### Records with drawing code
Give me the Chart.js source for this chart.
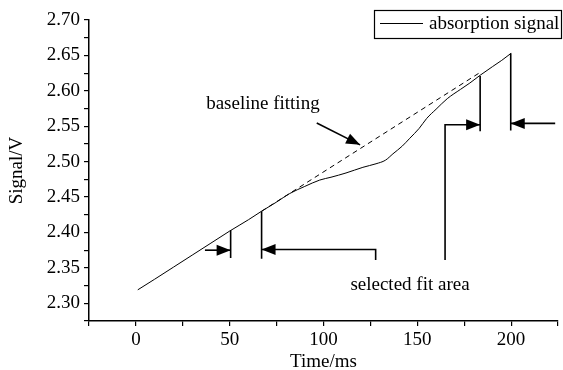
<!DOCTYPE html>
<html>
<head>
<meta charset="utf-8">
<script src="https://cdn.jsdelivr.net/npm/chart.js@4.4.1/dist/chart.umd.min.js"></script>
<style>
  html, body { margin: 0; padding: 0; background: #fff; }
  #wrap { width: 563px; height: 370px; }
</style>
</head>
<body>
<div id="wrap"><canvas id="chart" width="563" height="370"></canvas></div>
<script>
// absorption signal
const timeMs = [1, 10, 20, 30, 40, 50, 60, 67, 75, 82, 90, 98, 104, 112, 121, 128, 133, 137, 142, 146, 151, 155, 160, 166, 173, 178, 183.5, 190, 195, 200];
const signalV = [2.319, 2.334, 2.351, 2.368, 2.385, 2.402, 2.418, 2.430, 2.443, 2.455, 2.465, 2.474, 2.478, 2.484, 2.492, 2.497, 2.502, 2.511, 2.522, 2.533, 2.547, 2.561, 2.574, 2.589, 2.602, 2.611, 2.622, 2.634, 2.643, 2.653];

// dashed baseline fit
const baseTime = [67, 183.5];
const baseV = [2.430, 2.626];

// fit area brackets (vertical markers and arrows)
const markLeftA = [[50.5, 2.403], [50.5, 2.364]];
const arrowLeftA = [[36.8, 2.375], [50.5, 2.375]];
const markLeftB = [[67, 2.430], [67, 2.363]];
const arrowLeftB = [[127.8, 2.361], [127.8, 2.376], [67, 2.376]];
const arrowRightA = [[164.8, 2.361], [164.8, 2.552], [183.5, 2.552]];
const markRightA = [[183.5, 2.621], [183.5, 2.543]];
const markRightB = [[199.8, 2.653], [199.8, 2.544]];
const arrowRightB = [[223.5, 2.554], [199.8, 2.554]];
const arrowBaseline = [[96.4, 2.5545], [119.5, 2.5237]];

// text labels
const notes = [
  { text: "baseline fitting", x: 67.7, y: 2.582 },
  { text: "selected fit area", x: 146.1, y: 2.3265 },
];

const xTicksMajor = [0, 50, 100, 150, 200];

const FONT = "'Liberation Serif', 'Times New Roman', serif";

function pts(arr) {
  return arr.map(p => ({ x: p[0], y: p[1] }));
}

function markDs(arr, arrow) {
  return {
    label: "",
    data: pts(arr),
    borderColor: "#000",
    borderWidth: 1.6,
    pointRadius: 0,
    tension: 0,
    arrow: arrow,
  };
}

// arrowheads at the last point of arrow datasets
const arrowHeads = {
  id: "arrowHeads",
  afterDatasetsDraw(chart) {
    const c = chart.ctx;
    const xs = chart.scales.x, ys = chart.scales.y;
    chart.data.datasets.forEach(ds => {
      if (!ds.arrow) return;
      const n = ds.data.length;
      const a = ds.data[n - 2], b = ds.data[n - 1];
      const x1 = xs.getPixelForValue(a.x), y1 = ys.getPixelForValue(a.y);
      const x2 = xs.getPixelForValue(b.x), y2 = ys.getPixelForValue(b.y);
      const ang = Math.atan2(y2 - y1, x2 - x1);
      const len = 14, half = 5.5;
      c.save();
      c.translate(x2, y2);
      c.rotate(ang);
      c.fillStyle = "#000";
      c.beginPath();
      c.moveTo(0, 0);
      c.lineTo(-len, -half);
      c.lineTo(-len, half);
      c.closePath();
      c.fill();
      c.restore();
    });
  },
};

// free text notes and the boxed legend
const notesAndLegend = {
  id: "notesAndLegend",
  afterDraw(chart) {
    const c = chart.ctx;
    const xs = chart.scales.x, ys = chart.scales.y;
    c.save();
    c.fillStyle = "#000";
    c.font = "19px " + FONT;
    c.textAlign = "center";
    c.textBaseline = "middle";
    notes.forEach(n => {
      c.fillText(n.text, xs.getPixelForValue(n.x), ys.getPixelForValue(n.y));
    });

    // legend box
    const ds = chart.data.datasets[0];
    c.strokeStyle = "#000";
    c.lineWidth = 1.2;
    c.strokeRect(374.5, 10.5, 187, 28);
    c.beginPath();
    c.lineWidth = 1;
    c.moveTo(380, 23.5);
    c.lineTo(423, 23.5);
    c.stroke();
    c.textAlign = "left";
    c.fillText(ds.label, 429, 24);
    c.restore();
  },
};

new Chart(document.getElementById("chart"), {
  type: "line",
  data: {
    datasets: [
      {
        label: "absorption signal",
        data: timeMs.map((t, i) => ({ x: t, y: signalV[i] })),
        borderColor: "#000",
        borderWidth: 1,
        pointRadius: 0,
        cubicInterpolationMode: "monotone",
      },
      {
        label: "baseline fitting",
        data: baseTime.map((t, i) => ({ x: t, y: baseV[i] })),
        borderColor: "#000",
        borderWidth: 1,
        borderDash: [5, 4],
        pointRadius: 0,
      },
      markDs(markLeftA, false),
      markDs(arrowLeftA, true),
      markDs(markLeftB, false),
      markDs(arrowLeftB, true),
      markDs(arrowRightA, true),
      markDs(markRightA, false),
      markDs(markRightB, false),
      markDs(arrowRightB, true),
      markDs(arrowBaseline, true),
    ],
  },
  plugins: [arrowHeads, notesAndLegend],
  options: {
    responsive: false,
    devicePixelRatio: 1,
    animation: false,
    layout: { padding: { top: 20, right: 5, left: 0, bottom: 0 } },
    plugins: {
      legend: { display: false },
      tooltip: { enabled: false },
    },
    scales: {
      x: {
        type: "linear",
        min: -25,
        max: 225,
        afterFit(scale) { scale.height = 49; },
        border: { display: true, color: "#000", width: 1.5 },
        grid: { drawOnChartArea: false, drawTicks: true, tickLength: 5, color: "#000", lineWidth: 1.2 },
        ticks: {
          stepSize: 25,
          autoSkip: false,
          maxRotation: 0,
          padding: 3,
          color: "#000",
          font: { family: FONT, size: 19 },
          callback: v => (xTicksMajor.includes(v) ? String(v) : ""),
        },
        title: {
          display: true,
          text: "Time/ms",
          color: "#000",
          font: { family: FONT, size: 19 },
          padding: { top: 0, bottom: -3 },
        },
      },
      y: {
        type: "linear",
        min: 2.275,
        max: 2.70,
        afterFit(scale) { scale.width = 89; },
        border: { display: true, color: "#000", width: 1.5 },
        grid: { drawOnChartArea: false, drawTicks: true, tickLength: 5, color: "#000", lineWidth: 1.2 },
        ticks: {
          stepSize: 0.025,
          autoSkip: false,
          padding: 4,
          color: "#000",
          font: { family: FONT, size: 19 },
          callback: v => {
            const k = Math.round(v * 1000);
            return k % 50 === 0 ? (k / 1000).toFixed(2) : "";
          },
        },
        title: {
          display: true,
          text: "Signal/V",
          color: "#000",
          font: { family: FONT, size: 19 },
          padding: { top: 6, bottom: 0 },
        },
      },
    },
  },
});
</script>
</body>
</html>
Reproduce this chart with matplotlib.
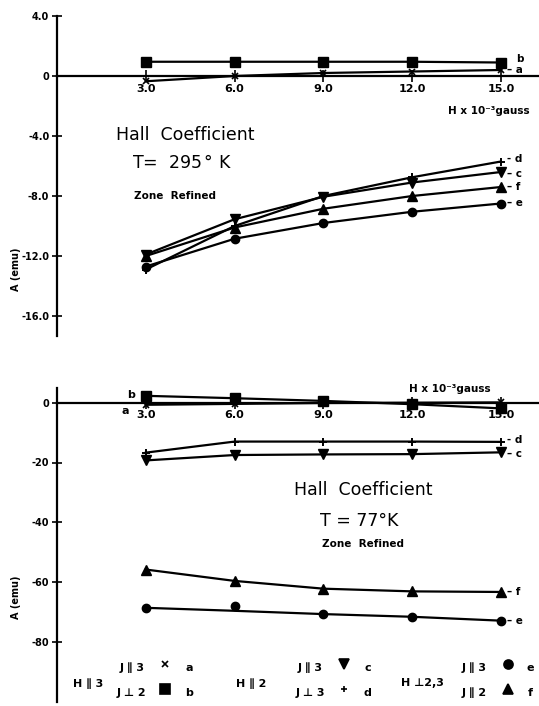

### Problem statement
Reproduce, word for word, every line from the start of the records down to and including the line with "2.634, 2.643, 2.653];"; skip the pictures.

### Solution to the problem
Give me the Chart.js source for this chart.
<!DOCTYPE html>
<html>
<head>
<meta charset="utf-8">
<script src="https://cdn.jsdelivr.net/npm/chart.js@4.4.1/dist/chart.umd.min.js"></script>
<style>
  html, body { margin: 0; padding: 0; background: #fff; }
  #wrap { width: 563px; height: 370px; }
</style>
</head>
<body>
<div id="wrap"><canvas id="chart" width="563" height="370"></canvas></div>
<script>
// absorption signal
const timeMs = [1, 10, 20, 30, 40, 50, 60, 67, 75, 82, 90, 98, 104, 112, 121, 128, 133, 137, 142, 146, 151, 155, 160, 166, 173, 178, 183.5, 190, 195, 200];
const signalV = [2.319, 2.334, 2.351, 2.368, 2.385, 2.402, 2.418, 2.430, 2.443, 2.455, 2.465, 2.474, 2.478, 2.484, 2.492, 2.497, 2.502, 2.511, 2.522, 2.533, 2.547, 2.561, 2.574, 2.589, 2.602, 2.611, 2.622, 2.634, 2.643, 2.653];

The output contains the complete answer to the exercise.